GEOFF RABY. PM’s Virus Inquiry was a Lose-Lose Call (AFR 4.5.20)

May 5, 2020

The Prime Minister and his Foreign Minister have handily demonstrated over the past fortnight how not to get an international inquiry into the origins and early management, or mismanagement, of COVID-19.  It has been a useful lesson for students of strategy and how the Government in future might better advance Australian national interests.

Of course, as the Prime Minister correctly said, there is nothing wrong in wanting an inquiry. When social interaction resumes, around the barbeque everyone will sensibly agree that we should know more about what happened, who knew, when, and what action was taken. Certainly, the WHO will be involved in this once the emergency has passed, and Australia’s representatives to the WHO will be, in concert with many others, supporting this work.

We have also learnt to our horror from this that the world lives daily on the precipice of deadly epidemics and pandemics. Information flows and international cooperation are essential, as is domestic preparedness, against any future pandemics. Many lessons are already being learnt. A major one is that no country can act alone to protect itself, no matter how isolationist its leader’s instincts may be.

The Prime Minister in his call for an inquiry was giving expression to the feelings of many, if not all, Australians. That is part of any Prime Minister’s responsibilities. The trick is, however, when he speaks, he is the Prime Minister. The rest of the world listens and takes seriously what he says.

At a time when most of the world, most notably except the Trump Administration, is looking for cooperation across borders to manage the ongoing pandemic and look to start economic reconstruction in future, the Prime Minister’s comments will be seen as divisive and unhelpful, especially while the pandemic is still raging in many countries. It is clear the target is China and, whether fair or unfair, will be seen as another Australian mini-me statement.

Conservative commentators have rushed to the Prime Minister’s defence, gushing with excitement that Australia has ‘stood up’ for itself. What they mean is that Australia has stood up to China. These days, that is the only expression of national assertiveness or independence that is required.

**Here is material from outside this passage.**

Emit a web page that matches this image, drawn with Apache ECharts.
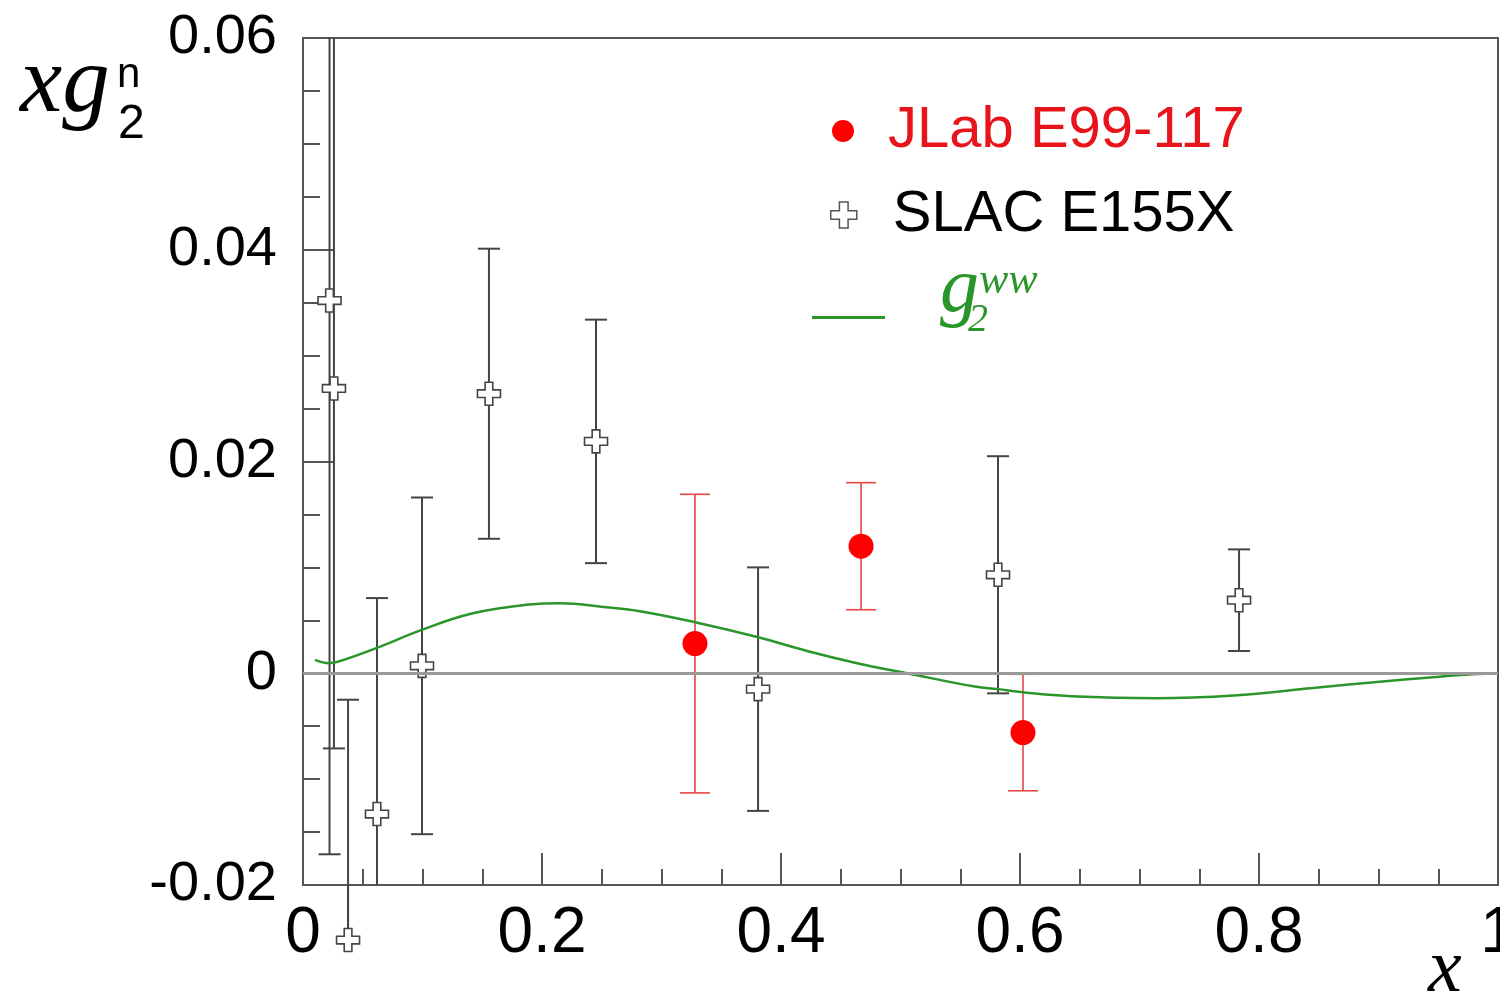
<!DOCTYPE html>
<html>
<head>
<meta charset="utf-8">
<script src="https://cdn.jsdelivr.net/npm/echarts@6/dist/echarts.min.js"></script>
<style>
html,body{margin:0;padding:0;background:#fff;}
#chart{width:1500px;height:1005px;}
</style>
</head>
<body>
<div id="chart"></div>
<script>
// ---- data ----
const slacX   = [0.0222, 0.0259, 0.0377, 0.0619, 0.0996, 0.1556, 0.2452, 0.3808, 0.5816, 0.7833];
const slacY   = [0.0352, 0.0269, -0.0252, -0.0133, 0.0007, 0.0264, 0.0219, -0.0015, 0.0093, 0.0069];
const slacErr = [0.0523, 0.0340, 0.0227, 0.0204, 0.0159, 0.0137, 0.0115, 0.0115, 0.0112, 0.0048];

const jlabX   = [0.328, 0.467, 0.6025];
const jlabY   = [0.0028, 0.0120, -0.0056];
const jlabErr = [0.0141, 0.0060, 0.0055];

const g2wwX = [0.010, 0.0218, 0.029, 0.062, 0.0987, 0.1414, 0.190, 0.215, 0.2536, 0.282, 0.329, 0.381,
               0.4218, 0.4636, 0.5054, 0.5607, 0.5816, 0.6025, 0.648, 0.714, 0.779, 0.845, 0.901, 0.943, 0.979, 1.0];
const g2wwY = [0.00127, 0.00095, 0.00108, 0.0024, 0.00407, 0.00564, 0.0065, 0.00662, 0.00624, 0.00586, 0.0048, 0.0034,
               0.0021, 0.00095, 0.0, -0.00123, -0.0015, -0.0018, -0.0022, -0.00236, -0.0021, -0.0014, -0.0008, -0.0004, -0.0001, 0.0];

const xTickLabels = ['0', '0.2', '0.4', '0.6', '0.8', '1'];
const yTickLabels = ['-0.02', '0', '0.02', '0.04', '0.06'];

const CROSS = 'path://M8,0L16,0L16,8L24,8L24,16L16,16L16,24L8,24L8,16L0,16L0,8L8,8Z';

// ---- helpers ----
function pts(xs, ys) { return xs.map((x, i) => [x, ys[i]]); }
function errData(xs, ys, es) { return xs.map((x, i) => [x, ys[i], ys[i] - es[i], ys[i] + es[i]]); }

function errorBarRender(color, width, capHalf) {
  return function (params, api) {
    const x = api.value(0), y = api.value(1), lo = api.value(2), hi = api.value(3);
    const c = api.coord([x, y]);
    const cTop = api.coord([x, hi]);
    const cBot = api.coord([x, lo]);
    const cs = params.coordSys;
    const yMin = cs.y, yMax = cs.y + cs.height;
    const clamp = v => Math.max(yMin, Math.min(yMax, v));
    const tY = clamp(cTop[1]), bY = clamp(cBot[1]);
    const style = { stroke: color, lineWidth: width };
    const ch = [
      { type: 'line', shape: { x1: c[0], y1: c[1], x2: c[0], y2: tY }, style: style },
      { type: 'line', shape: { x1: c[0], y1: c[1], x2: c[0], y2: bY }, style: style }
    ];
    if (tY === cTop[1]) ch.push({ type: 'line', shape: { x1: c[0] - capHalf, y1: tY, x2: c[0] + capHalf, y2: tY }, style: style });
    if (bY === cBot[1]) ch.push({ type: 'line', shape: { x1: c[0] - capHalf, y1: bY, x2: c[0] + capHalf, y2: bY }, style: style });
    return { type: 'group', children: ch };
  };
}

const chart = echarts.init(document.getElementById('chart'), null, { renderer: 'canvas' });
const SANS = '"Liberation Sans", Arial, sans-serif';
const SERIF = '"Liberation Serif", "Times New Roman", serif';
const GREEN = '#2a962a';
const AXIS = '#555';

const option = {
  animation: false,
  backgroundColor: '#fff',
  grid: {
    left: 303, top: 38, right: 2, bottom: 120, containLabel: false, outerBoundsMode: 'none',
    show: true, borderColor: AXIS, borderWidth: 2, backgroundColor: 'transparent'
  },
  xAxis: {
    type: 'value', min: 0, max: 1, interval: 0.2,
    axisLine: { show: true, onZero: false, lineStyle: { color: AXIS, width: 2 } },
    axisTick: { show: true, inside: true, length: 32, lineStyle: { color: AXIS, width: 2 } },
    minorTick: { show: true, splitNumber: 4, length: 16, lineStyle: { color: AXIS, width: 2 } },
    splitLine: { show: false },
    axisLabel: {
      margin: 17, color: '#000', fontSize: 64, fontFamily: SANS, showMinLabel: true, showMaxLabel: true,
      formatter: v => xTickLabels[Math.round(v / 0.2)]
    }
  },
  yAxis: {
    type: 'value', min: -0.02, max: 0.06, interval: 0.02,
    axisLine: { show: true, onZero: false, lineStyle: { color: AXIS, width: 2 } },
    axisTick: { show: true, inside: true, length: 32, lineStyle: { color: AXIS, width: 2 } },
    minorTick: { show: true, splitNumber: 4, length: 17, lineStyle: { color: AXIS, width: 2 } },
    splitLine: { show: false },
    axisLabel: {
      margin: 26, color: '#000', fontSize: 56, fontFamily: SANS, showMinLabel: true, showMaxLabel: true,
      formatter: v => yTickLabels[Math.round((v + 0.02) / 0.02)]
    }
  },
  legend: [
    {
      left: 832, top: 102, padding: 0, itemWidth: 22, itemHeight: 22,
      data: [{ name: 'JLab E99-117', icon: 'circle', itemStyle: { color: '#f00' }, textStyle: { color: '#e8141b' } }],
      textStyle: { fontSize: 58, fontFamily: SANS, padding: [0, 0, 0, 29] },
      selectedMode: false
    },
    {
      left: 830, top: 186, padding: 0, itemWidth: 26, itemHeight: 26,
      data: [{ name: 'SLAC E155X', icon: CROSS, itemStyle: { color: '#fff', borderColor: '#555', borderWidth: 1.5 }, textStyle: { color: '#000' } }],
      textStyle: { fontSize: 58, fontFamily: SANS, padding: [0, 0, 0, 31] },
      selectedMode: false
    },
    {
      left: 812, top: 316, padding: 0, itemWidth: 73, itemHeight: 3,
      data: [{ name: 'g2ww', icon: 'rect', itemStyle: { color: GREEN } }],
      formatter: () => '',
      textStyle: { fontSize: 10 },
      selectedMode: false
    }
  ],
  graphic: [
    { type: 'text', x: 20, y: 86, style: { text: 'xg', font: 'italic 95px ' + SERIF, fill: '#000', align: 'left', verticalAlign: 'middle' } },
    { type: 'text', x: 117, y: 75.5, style: { text: 'n', font: '42px ' + SANS, fill: '#000', align: 'left', verticalAlign: 'middle' } },
    { type: 'text', x: 118, y: 125, style: { text: '2', font: '48px ' + SANS, fill: '#000', align: 'left', verticalAlign: 'middle' } },
    { type: 'text', x: 940, y: 290, style: { text: 'g', font: 'italic 78px ' + SERIF, fill: GREEN, align: 'left', verticalAlign: 'middle' } },
    { type: 'text', x: 979, y: 281, style: { text: 'ww', font: 'italic 44px ' + SERIF, fill: GREEN, align: 'left', verticalAlign: 'middle' } },
    { type: 'text', x: 968, y: 320, style: { text: '2', font: 'italic 40px ' + SERIF, fill: GREEN, align: 'left', verticalAlign: 'middle' } },
    { type: 'text', x: 1428, y: 971, style: { text: 'x', font: 'italic 76px ' + SERIF, fill: '#000', align: 'left', verticalAlign: 'middle' } }
  ],
  series: [
    {
      name: 'zero', type: 'line', data: [], z: 1, silent: true,
      markLine: {
        silent: true, symbol: ['none', 'none'], label: { show: false },
        lineStyle: { color: '#9a9a9a', width: 3, type: 'solid' },
        data: [{ yAxis: 0 }]
      }
    },
    {
      name: 'SLAC err', type: 'custom', z: 2, clip: false,
      renderItem: errorBarRender('#444', 2, 11),
      encode: { x: 0, y: 1 },
      data: errData(slacX, slacY, slacErr)
    },
    {
      name: 'JLab err', type: 'custom', z: 2, clip: false,
      renderItem: errorBarRender('#e54545', 1.6, 15),
      encode: { x: 0, y: 1 },
      data: errData(jlabX, jlabY, jlabErr)
    },
    {
      name: 'g2ww', type: 'line', z: 3, smooth: 0.4, showSymbol: false, symbol: 'none',
      lineStyle: { color: GREEN, width: 2.5 }, itemStyle: { color: GREEN },
      data: pts(g2wwX, g2wwY)
    },
    {
      name: 'SLAC E155X', type: 'scatter', z: 4, clip: false,
      symbol: CROSS, symbolSize: 23,
      itemStyle: { color: '#fff', borderColor: '#444', borderWidth: 1.6, opacity: 1 },
      data: pts(slacX, slacY)
    },
    {
      name: 'JLab E99-117', type: 'scatter', z: 4, clip: false,
      symbol: 'circle', symbolSize: 25,
      itemStyle: { color: '#f00', opacity: 1 },
      data: pts(jlabX, jlabY)
    }
  ]
};
chart.setOption(option);
</script>
</body>
</html>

Maintaining good relations with China is not a policy end in and of itself. Having good relations with any country is a means to advance Australia’s national interests. These relationships are pursued and kept in good order because it is advantageous for Australia to do so.

Foreign policy is not being about nice for its own sake. Being nice is just another instrument of statecraft. It just happens that it becomes a more important instrument for smaller countries that have fewer arrows in their quiver of statecraft.

Australian Governments should seek to maintain good relations with China because it is more in our interest to do so, than not to do so. Failure in this complex task represents a failure to advance Australia’s interests. In maintaining good relations with great powers, it is not just the bilateral economic and trade benefits that are of importance. No matters of Australia’s security are unaffected by China. The same, of course, is true for the United States.

If the Prime Minister wished to advance Australia’s legitimate interest in understanding what happened in Wuhan in December last year and elsewhere in the world, where so many governments were slow to react when the alarm, albeit tardily, was first sounded, then the Prime Minister should have first been able to discuss this idea with President Xi Jinping. He could not do this because the bilateral relationship is frozen. Yet any initiative such as this that bears so directly on Australia’s interests will require either China’s active support or at least its tacit acquiescence.

The chances of either of these things happening now, which were never good to start with, have been blown. Australia has set back further its relations with China and not achieved an inquiry. It has been lose-lose. The exercise of a successful strategy is to identify achievable objectives which can be matched by the resources required to get the desired outcomes.

Australia could never have initiated, and internationally coordinated, an inquiry on its own. It could have at least tried to build a coalition of support among like-minded countries before publicly blurting out a demand for an inquiry, rather than a call around after the event.

Like-minded countries that may have been supportive are now likely to be leery of being too closely associated with an Australian initiative. Our highly professional and hard-pressed diplomats who will by now have been tasked to whip up support for the Prime Minister’s thought bubble will find their jobs that much harder.

On a matter of global importance of this scale and sensitivity, Australia needed to be in good company. We weren’t. Many leaders around the world would agree in-principle with such a proposal, but as a good strategist, they would want to know answers to such basic questions as under whose competency such an inquiry would be held – UN Security Council or WHO? Or if neither, are we to construct a new piece of international architecture to do so? Questions of authority, legitimacy, and composition would all need to be answered.

No quarter should be given to economic coercion, so Beijing’s official inferences that Australia could face economic consequences from its call for an inquiry over responsibility for the virus, even though China was not mentioned by name, should be firmly rebutted, as they were legitimately by Australia’s Foreign Minister. Such threats and actions by China do it no good and harms its standing and soft power. When used against Japan, South Korea, Taiwan, or the Philippines threats of economic coercion have been counterproductive.

When it looked as if relations between Australia and China could not possibly get any worse, they have.